In a recently published article by the Associated Press, Chantal Hueben, an 18-year-old high school student from Essen, Germany explained how the fifth-graders she mentors don’t really understand the impact their social media messages can have on others. Hueben says she tries to focus her lessons on digital media manners, which include things like not posting anything private on the class chat, and reminding students they shouldn’t share photos of other people without their consent.
Media Scouts Put Teaching in Teen Hands
Founded in 2011, Medienscouts (Media Scouts) was first rolled out in North Rhine-Westphalia. There, older students were coached on how to teach their younger counterparts the nuances of social media applications like WhatsApp and Snapchat. Today, 766 German schools participate in teaching children as early as elementary school about how their digital actions can have real life consequences.

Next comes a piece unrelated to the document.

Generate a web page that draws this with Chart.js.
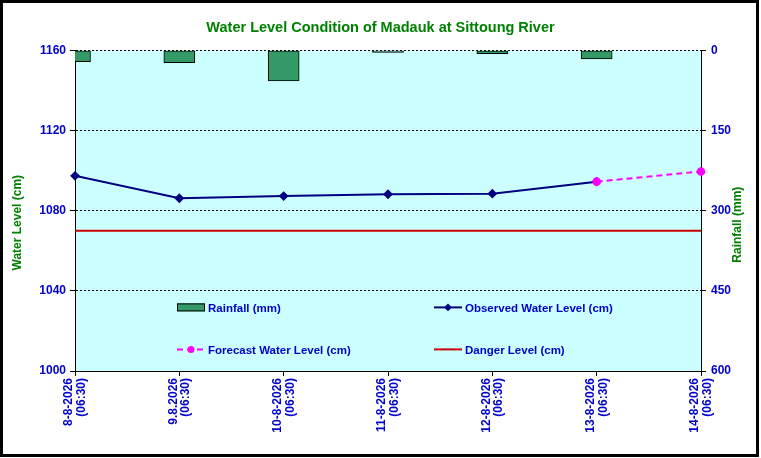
<!DOCTYPE html>
<html>
<head>
<meta charset="utf-8">
<title>Water Level Condition of Madauk at Sittoung River</title>
<script src="https://cdn.jsdelivr.net/npm/chart.js"></script>
<style>
  html, body { margin: 0; padding: 0; background: #fff; }
  #wrap { width: 761px; height: 458px; }
</style>
</head>
<body>
<div id="wrap"><canvas id="levelChart" width="761" height="458"></canvas></div>
<script>
// Values
const categories = [
    ['8-8-2026', '(06:30)'],
    ['9.8.2026', '(06:30)'],
    ['10-8-2026', '(06:30)'],
    ['11-8-2026', '(06:30)'],
    ['12-8-2026', '(06:30)'],
    ['13-8-2026', '(06:30)'],
    ['14-8-2026', '(06:30)']
];
const rainfall = [21, 23, 57, 4, 6, 16, null];
const observedLevel = [1097.4, 1086.2, 1087.3, 1088.2, 1088.5, 1094.5, null];
const forecastLevel = [null, null, null, null, null, 1094.5, 1099.6];
const dangerLevel = [1070, 1070, 1070, 1070, 1070, 1070, 1070];
const levelTicks = [1000, 1040, 1080, 1120, 1160];
const rainTicks = [0, 150, 300, 450, 600];

const FONT = '"Liberation Sans", Arial, sans-serif';
const TICK_BLUE = '#0000cc';
const TITLE_GREEN = '#008000';

Chart.defaults.font.family = FONT;

// plain numbers, no thousands separator
function plainTick(value) {
    return String(value);
}

// Light cyan plot area and white page
const plotBackground = {
    id: 'plotBackground',
    beforeDraw(chart) {
        const {ctx, chartArea} = chart;
        ctx.save();
        ctx.fillStyle = '#ffffff';
        ctx.fillRect(0, 0, chart.width, chart.height);
        ctx.fillStyle = '#ccffff';
        ctx.fillRect(chartArea.left, chartArea.top, chartArea.right - chartArea.left, chartArea.bottom - chartArea.top);
        ctx.restore();
    }
};

// Black frame round the whole picture
const outerFrame = {
    id: 'outerFrame',
    afterDraw(chart) {
        const ctx = chart.ctx;
        ctx.save();
        ctx.strokeStyle = '#000';
        ctx.lineWidth = 3;
        ctx.strokeRect(1.5, 1.5, 756, 454);
        ctx.restore();
    }
};

// Rotated axis titles
const axisTitles = {
    id: 'axisTitles',
    afterDraw(chart) {
        const {ctx, chartArea} = chart;
        const midY = (chartArea.top + chartArea.bottom) / 2;
        ctx.save();
        ctx.fillStyle = TITLE_GREEN;
        ctx.font = 'bold 12px ' + FONT;
        ctx.textAlign = 'center';
        ctx.textBaseline = 'middle';

        ctx.save();
        ctx.translate(chartArea.left - 57, midY + 12);
        ctx.rotate(-Math.PI / 2);
        ctx.fillText('Water Level (cm)', 0, 0);
        ctx.restore();

        ctx.save();
        ctx.translate(chartArea.right + 37, midY + 14);
        ctx.rotate(-Math.PI / 2);
        ctx.fillText('Rainfall (mm)', 0, 0);
        ctx.restore();

        ctx.restore();
    }
};

// Legend drawn inside the plot area, 2 x 2
const insideLegend = {
    id: 'insideLegend',
    afterDraw(chart) {
        const {ctx, chartArea} = chart;
        const slots = [
            {x: chartArea.left + 102, y: chartArea.top + 257},
            {x: chartArea.left + 359, y: chartArea.top + 257},
            {x: chartArea.left + 102, y: chartArea.top + 299},
            {x: chartArea.left + 359, y: chartArea.top + 299}
        ];
        ctx.save();
        chart.data.datasets.forEach(function(ds, i) {
            const s = slots[i];
            if (!s) return;
            if (ds.type === 'bar') {
                ctx.fillStyle = ds.backgroundColor;
                ctx.fillRect(s.x, s.y - 4, 28, 8);
                ctx.strokeStyle = ds.borderColor;
                ctx.lineWidth = 1;
                ctx.strokeRect(s.x + 0.5, s.y - 3.5, 27, 7);
            } else {
                ctx.strokeStyle = ds.borderColor;
                ctx.lineWidth = ds.borderWidth;
                ctx.setLineDash(ds.borderDash || []);
                ctx.beginPath();
                ctx.moveTo(s.x, s.y);
                ctx.lineTo(s.x + 28, s.y);
                ctx.stroke();
                ctx.setLineDash([]);
                if (ds.pointRadius > 0) {
                    ctx.fillStyle = ds.pointBackgroundColor;
                    Chart.helpers.drawPoint(ctx, {
                        pointStyle: ds.pointStyle,
                        radius: 2.5,
                        rotation: 0,
                        borderWidth: 1
                    }, s.x + 14, s.y);
                }
            }
            ctx.fillStyle = TICK_BLUE;
            ctx.font = 'bold 11.5px ' + FONT;
            ctx.textAlign = 'left';
            ctx.textBaseline = 'middle';
            ctx.fillText(ds.label, s.x + 31, s.y + 1);
        });
        ctx.restore();
    }
};

const ctx = document.getElementById('levelChart').getContext('2d');

const levelChart = new Chart(ctx, {
    type: 'line',
    data: {
        labels: categories,
        datasets: [{
            type: 'bar',
            label: 'Rainfall (mm)',
            data: rainfall,
            yAxisID: 'y1',
            backgroundColor: '#339966',
            borderColor: '#000000',
            borderWidth: 1,
            borderSkipped: false,
            barThickness: 31,
            clip: 0,
            order: 4
        }, {
            label: 'Observed Water Level (cm)',
            data: observedLevel,
            yAxisID: 'y',
            borderColor: '#000080',
            backgroundColor: '#000080',
            borderWidth: 2,
            pointStyle: 'rectRot',
            pointRadius: 3.5,
            pointBackgroundColor: '#000080',
            pointBorderColor: '#000080',
            tension: 0,
            order: 2
        }, {
            label: 'Forecast Water Level (cm)',
            data: forecastLevel,
            yAxisID: 'y',
            borderColor: '#ff00ff',
            backgroundColor: '#ff00ff',
            borderWidth: 2,
            borderDash: [6, 4],
            pointStyle: 'circle',
            pointRadius: 3.3,
            pointBackgroundColor: '#ff00ff',
            pointBorderColor: '#ff00ff',
            tension: 0,
            order: 1
        }, {
            label: 'Danger Level (cm)',
            data: dangerLevel,
            yAxisID: 'y',
            borderColor: '#cc0000',
            borderWidth: 2,
            pointRadius: 0,
            tension: 0,
            order: 3
        }]
    },
    options: {
        responsive: false,
        animation: false,
        layout: {
            padding: {left: 8, right: 8, top: 3, bottom: 8}
        },
        scales: {
            x: {
                offset: false,
                grid: {
                    offset: false,
                    drawOnChartArea: false,
                    tickLength: 5,
                    color: '#000',
                    tickColor: '#000'
                },
                border: {display: true, color: '#000', width: 1},
                ticks: {
                    color: TICK_BLUE,
                    font: {size: 12, weight: 'bold', lineHeight: 1.05},
                    maxRotation: 90,
                    minRotation: 90,
                    autoSkip: false,
                    padding: 2,
                    labelOffset: -6
                },
                afterFit: function(scale) { scale.height = 79; }
            },
            y: {
                position: 'left',
                min: 1000,
                max: 1160,
                afterBuildTicks: function(scale) {
                    scale.ticks = levelTicks.map(function(v) { return {value: v}; });
                },
                grid: {
                    color: '#000',
                    lineWidth: 1,
                    tickLength: 5,
                    tickColor: '#000',
                    tickBorderDash: []
                },
                border: {display: true, color: '#000', dash: [2, 2]},
                ticks: {
                    color: TICK_BLUE,
                    font: {size: 12, weight: 'bold'},
                    padding: 4,
                    callback: plainTick
                },
                afterFit: function(scale) { scale.width = 67; }
            },
            y1: {
                position: 'right',
                reverse: true,
                min: 0,
                max: 600,
                afterBuildTicks: function(scale) {
                    scale.ticks = rainTicks.map(function(v) { return {value: v}; });
                },
                grid: {
                    drawOnChartArea: false,
                    tickLength: 5,
                    color: '#000',
                    tickColor: '#000'
                },
                border: {display: true, color: '#000'},
                ticks: {
                    color: TICK_BLUE,
                    font: {size: 12, weight: 'bold'},
                    padding: 5,
                    callback: plainTick
                },
                afterFit: function(scale) { scale.width = 52; }
            }
        },
        plugins: {
            legend: {display: false},
            tooltip: {enabled: false},
            title: {
                display: true,
                text: 'Water Level Condition of Madauk at Sittoung River',
                color: TITLE_GREEN,
                font: {size: 14.5, weight: 'bold'},
                padding: {top: 16, bottom: 14}
            }
        }
    },
    plugins: [plotBackground, outerFrame, axisTitles, insideLegend]
});
</script>
</body>
</html>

Sven Hulvershorn, part of the media authority agency that oversees Medienscounts, hopes someday the program will be established in every high school in the country.
Germany’s Medienscouts program was created in response to the growing number of kids with smartphones. Over two-thirds of German children have smartphones by the time they turn 11. Since many of these kids have parents who didn’t grow up using smartphones and social media at that age, Germany began looking for a way to give their youngest citizens a lay of the land, from people who’ve been there before.
The US Teaches Tech Differently
The Medienscouts approach differs from what US schools have been doing to help elementary and middle school-aged children cope with an increasingly digital lifestyle. Here, many schools are required to provide students with an education about appropriate online behavior, however these lessons are primarily taught by teachers who grew up without a digital childhood.
Liz Kolb, a professor of education technology at the University of Michigan, says the US approach to media literacy isn’t due to a lack of understanding about the need, but more about teachers here being unsure how to make these lessons fit into an already overloaded curriculum.
A Teacher’s Perspective
US teachers agree the method could benefit students, but deploying it is the tricky part. One teacher we spoke with said part of the problem with rolling out programs like the media scouts, is the need to focus on preparations for standardized testing. A. Baker, an American teacher, tells Parentology the focus on testing is so high, almost everything else takes a back seat. She goes on to say many peer mentoring opportunities have to be pushed to before, or after school hours, putting it out of reach for the kids who could benefit most from it.
Baker believes peer mentoring could work here in the US as long as it’s rolled out prior to middle school, when many kids have already picked up bad social media habits.